Collected data ▸

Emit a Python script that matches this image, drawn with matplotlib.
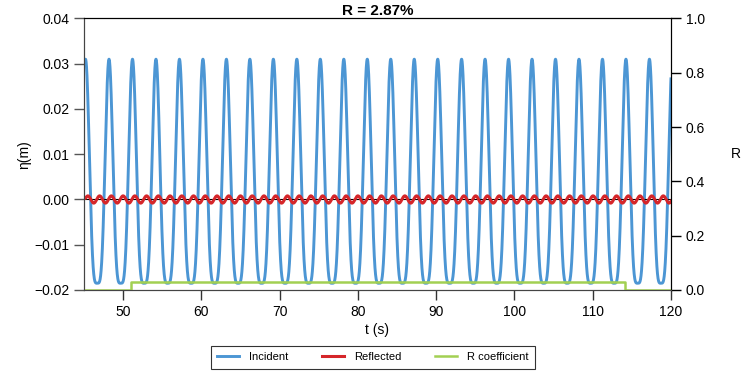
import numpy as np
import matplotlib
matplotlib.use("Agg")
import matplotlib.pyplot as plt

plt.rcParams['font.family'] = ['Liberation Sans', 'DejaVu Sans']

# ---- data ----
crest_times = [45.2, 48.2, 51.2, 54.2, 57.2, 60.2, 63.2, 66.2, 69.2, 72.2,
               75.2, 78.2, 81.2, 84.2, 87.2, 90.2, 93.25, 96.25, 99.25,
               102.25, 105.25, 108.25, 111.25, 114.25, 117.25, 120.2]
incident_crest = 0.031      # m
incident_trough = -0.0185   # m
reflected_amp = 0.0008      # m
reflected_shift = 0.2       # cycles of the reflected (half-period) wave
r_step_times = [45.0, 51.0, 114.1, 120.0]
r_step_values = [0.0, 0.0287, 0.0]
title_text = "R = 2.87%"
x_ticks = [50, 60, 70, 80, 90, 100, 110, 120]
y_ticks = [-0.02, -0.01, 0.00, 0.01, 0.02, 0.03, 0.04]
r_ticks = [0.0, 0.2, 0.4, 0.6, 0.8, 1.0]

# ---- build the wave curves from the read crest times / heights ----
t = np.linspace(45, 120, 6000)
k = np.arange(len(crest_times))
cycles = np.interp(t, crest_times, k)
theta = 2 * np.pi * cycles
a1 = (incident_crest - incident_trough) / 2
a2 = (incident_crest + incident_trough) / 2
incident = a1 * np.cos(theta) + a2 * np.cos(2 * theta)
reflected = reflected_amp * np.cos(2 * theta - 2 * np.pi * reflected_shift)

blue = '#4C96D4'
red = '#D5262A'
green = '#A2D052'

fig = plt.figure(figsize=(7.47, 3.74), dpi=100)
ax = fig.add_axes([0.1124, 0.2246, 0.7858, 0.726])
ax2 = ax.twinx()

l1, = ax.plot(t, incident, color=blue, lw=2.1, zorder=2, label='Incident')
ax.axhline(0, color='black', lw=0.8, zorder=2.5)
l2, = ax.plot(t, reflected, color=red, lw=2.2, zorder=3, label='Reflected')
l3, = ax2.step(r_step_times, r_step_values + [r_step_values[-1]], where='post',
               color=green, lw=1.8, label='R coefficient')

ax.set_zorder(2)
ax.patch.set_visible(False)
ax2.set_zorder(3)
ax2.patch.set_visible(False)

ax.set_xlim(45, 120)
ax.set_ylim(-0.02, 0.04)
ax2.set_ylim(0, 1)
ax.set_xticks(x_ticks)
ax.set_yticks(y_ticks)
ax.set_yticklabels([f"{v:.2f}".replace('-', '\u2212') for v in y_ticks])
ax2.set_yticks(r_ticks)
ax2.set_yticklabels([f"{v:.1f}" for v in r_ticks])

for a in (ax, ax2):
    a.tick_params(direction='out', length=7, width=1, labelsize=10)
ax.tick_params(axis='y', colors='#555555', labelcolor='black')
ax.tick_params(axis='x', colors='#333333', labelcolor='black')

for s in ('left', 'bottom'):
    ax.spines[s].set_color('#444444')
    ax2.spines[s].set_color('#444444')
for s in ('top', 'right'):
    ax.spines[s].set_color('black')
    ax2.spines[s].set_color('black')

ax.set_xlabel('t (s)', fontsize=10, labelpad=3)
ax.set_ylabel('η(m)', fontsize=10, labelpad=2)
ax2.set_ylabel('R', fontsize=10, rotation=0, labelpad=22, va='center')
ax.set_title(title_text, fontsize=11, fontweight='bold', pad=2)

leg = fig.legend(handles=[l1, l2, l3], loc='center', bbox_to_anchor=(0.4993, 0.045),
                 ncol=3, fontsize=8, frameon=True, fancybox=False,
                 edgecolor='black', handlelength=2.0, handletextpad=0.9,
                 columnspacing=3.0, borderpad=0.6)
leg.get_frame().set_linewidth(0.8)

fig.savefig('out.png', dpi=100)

Short task ▸ With all pictures left out, please transcribe exactly the lines from the start of the material through the line with "r_ticks = [0.0, 0.2, 0.4, 0.6, 0.8, 1.0]".

Solved exercise ▸
Emit a Python script that matches this image, drawn with matplotlib.
import numpy as np
import matplotlib
matplotlib.use("Agg")
import matplotlib.pyplot as plt

plt.rcParams['font.family'] = ['Liberation Sans', 'DejaVu Sans']

# ---- data ----
crest_times = [45.2, 48.2, 51.2, 54.2, 57.2, 60.2, 63.2, 66.2, 69.2, 72.2,
               75.2, 78.2, 81.2, 84.2, 87.2, 90.2, 93.25, 96.25, 99.25,
               102.25, 105.25, 108.25, 111.25, 114.25, 117.25, 120.2]
incident_crest = 0.031      # m
incident_trough = -0.0185   # m
reflected_amp = 0.0008      # m
reflected_shift = 0.2       # cycles of the reflected (half-period) wave
r_step_times = [45.0, 51.0, 114.1, 120.0]
r_step_values = [0.0, 0.0287, 0.0]
title_text = "R = 2.87%"
x_ticks = [50, 60, 70, 80, 90, 100, 110, 120]
y_ticks = [-0.02, -0.01, 0.00, 0.01, 0.02, 0.03, 0.04]
r_ticks = [0.0, 0.2, 0.4, 0.6, 0.8, 1.0]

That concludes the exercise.